• **Aim of the task**
Output the data exactly, with every line intact.

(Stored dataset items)
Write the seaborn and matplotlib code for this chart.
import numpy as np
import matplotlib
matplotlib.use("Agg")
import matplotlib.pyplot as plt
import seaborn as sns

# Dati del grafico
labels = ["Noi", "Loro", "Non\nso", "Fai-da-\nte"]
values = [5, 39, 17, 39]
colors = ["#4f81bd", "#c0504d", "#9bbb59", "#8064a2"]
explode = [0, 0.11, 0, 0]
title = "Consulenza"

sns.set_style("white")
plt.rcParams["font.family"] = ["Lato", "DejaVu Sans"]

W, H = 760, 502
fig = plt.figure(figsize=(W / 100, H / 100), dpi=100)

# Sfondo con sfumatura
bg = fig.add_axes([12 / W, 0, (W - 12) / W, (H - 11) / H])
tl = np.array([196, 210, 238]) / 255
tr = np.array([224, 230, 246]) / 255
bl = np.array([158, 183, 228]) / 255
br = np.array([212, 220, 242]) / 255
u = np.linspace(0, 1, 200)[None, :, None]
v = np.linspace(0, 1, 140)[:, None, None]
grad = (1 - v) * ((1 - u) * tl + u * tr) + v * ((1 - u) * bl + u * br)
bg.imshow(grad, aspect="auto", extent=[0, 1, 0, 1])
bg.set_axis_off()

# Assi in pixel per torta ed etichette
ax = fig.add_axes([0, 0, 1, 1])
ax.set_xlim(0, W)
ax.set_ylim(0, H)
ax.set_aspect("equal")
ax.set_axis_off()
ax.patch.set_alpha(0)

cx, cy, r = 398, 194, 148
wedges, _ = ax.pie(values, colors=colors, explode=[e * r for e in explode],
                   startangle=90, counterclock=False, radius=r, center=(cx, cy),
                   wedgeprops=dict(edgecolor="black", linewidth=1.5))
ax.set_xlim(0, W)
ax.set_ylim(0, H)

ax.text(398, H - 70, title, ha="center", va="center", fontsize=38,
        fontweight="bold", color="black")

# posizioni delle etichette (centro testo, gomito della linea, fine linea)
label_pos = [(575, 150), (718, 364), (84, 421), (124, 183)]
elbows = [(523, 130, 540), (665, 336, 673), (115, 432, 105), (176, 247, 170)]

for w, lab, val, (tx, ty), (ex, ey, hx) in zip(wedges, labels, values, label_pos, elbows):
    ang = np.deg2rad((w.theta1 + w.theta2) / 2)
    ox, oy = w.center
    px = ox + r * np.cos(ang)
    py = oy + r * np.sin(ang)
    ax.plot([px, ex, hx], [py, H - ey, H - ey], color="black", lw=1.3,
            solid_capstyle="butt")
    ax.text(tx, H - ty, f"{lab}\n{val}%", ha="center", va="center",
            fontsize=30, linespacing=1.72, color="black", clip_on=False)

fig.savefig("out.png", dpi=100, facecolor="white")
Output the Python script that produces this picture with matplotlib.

• **Solution below**
Write the seaborn and matplotlib code for this chart.
import numpy as np
import matplotlib
matplotlib.use("Agg")
import matplotlib.pyplot as plt
import seaborn as sns

# Dati del grafico
labels = ["Noi", "Loro", "Non\nso", "Fai-da-\nte"]
values = [5, 39, 17, 39]
colors = ["#4f81bd", "#c0504d", "#9bbb59", "#8064a2"]
explode = [0, 0.11, 0, 0]
title = "Consulenza"

sns.set_style("white")
plt.rcParams["font.family"] = ["Lato", "DejaVu Sans"]

W, H = 760, 502
fig = plt.figure(figsize=(W / 100, H / 100), dpi=100)

# Sfondo con sfumatura
bg = fig.add_axes([12 / W, 0, (W - 12) / W, (H - 11) / H])
tl = np.array([196, 210, 238]) / 255
tr = np.array([224, 230, 246]) / 255
bl = np.array([158, 183, 228]) / 255
br = np.array([212, 220, 242]) / 255
u = np.linspace(0, 1, 200)[None, :, None]
v = np.linspace(0, 1, 140)[:, None, None]
grad = (1 - v) * ((1 - u) * tl + u * tr) + v * ((1 - u) * bl + u * br)
bg.imshow(grad, aspect="auto", extent=[0, 1, 0, 1])
bg.set_axis_off()

# Assi in pixel per torta ed etichette
ax = fig.add_axes([0, 0, 1, 1])
ax.set_xlim(0, W)
ax.set_ylim(0, H)
ax.set_aspect("equal")
ax.set_axis_off()
ax.patch.set_alpha(0)

cx, cy, r = 398, 194, 148
wedges, _ = ax.pie(values, colors=colors, explode=[e * r for e in explode],
                   startangle=90, counterclock=False, radius=r, center=(cx, cy),
                   wedgeprops=dict(edgecolor="black", linewidth=1.5))
ax.set_xlim(0, W)
ax.set_ylim(0, H)

ax.text(398, H - 70, title, ha="center", va="center", fontsize=38,
        fontweight="bold", color="black")

# posizioni delle etichette (centro testo, gomito della linea, fine linea)
label_pos = [(575, 150), (718, 364), (84, 421), (124, 183)]
elbows = [(523, 130, 540), (665, 336, 673), (115, 432, 105), (176, 247, 170)]

for w, lab, val, (tx, ty), (ex, ey, hx) in zip(wedges, labels, values, label_pos, elbows):
    ang = np.deg2rad((w.theta1 + w.theta2) / 2)
    ox, oy = w.center
    px = ox + r * np.cos(ang)
    py = oy + r * np.sin(ang)
    ax.plot([px, ex, hx], [py, H - ey, H - ey], color="black", lw=1.3,
            solid_capstyle="butt")
    ax.text(tx, H - ty, f"{lab}\n{val}%", ha="center", va="center",
            fontsize=30, linespacing=1.72, color="black", clip_on=False)

fig.savefig("out.png", dpi=100, facecolor="white")
Output the Python script that produces this picture with matplotlib.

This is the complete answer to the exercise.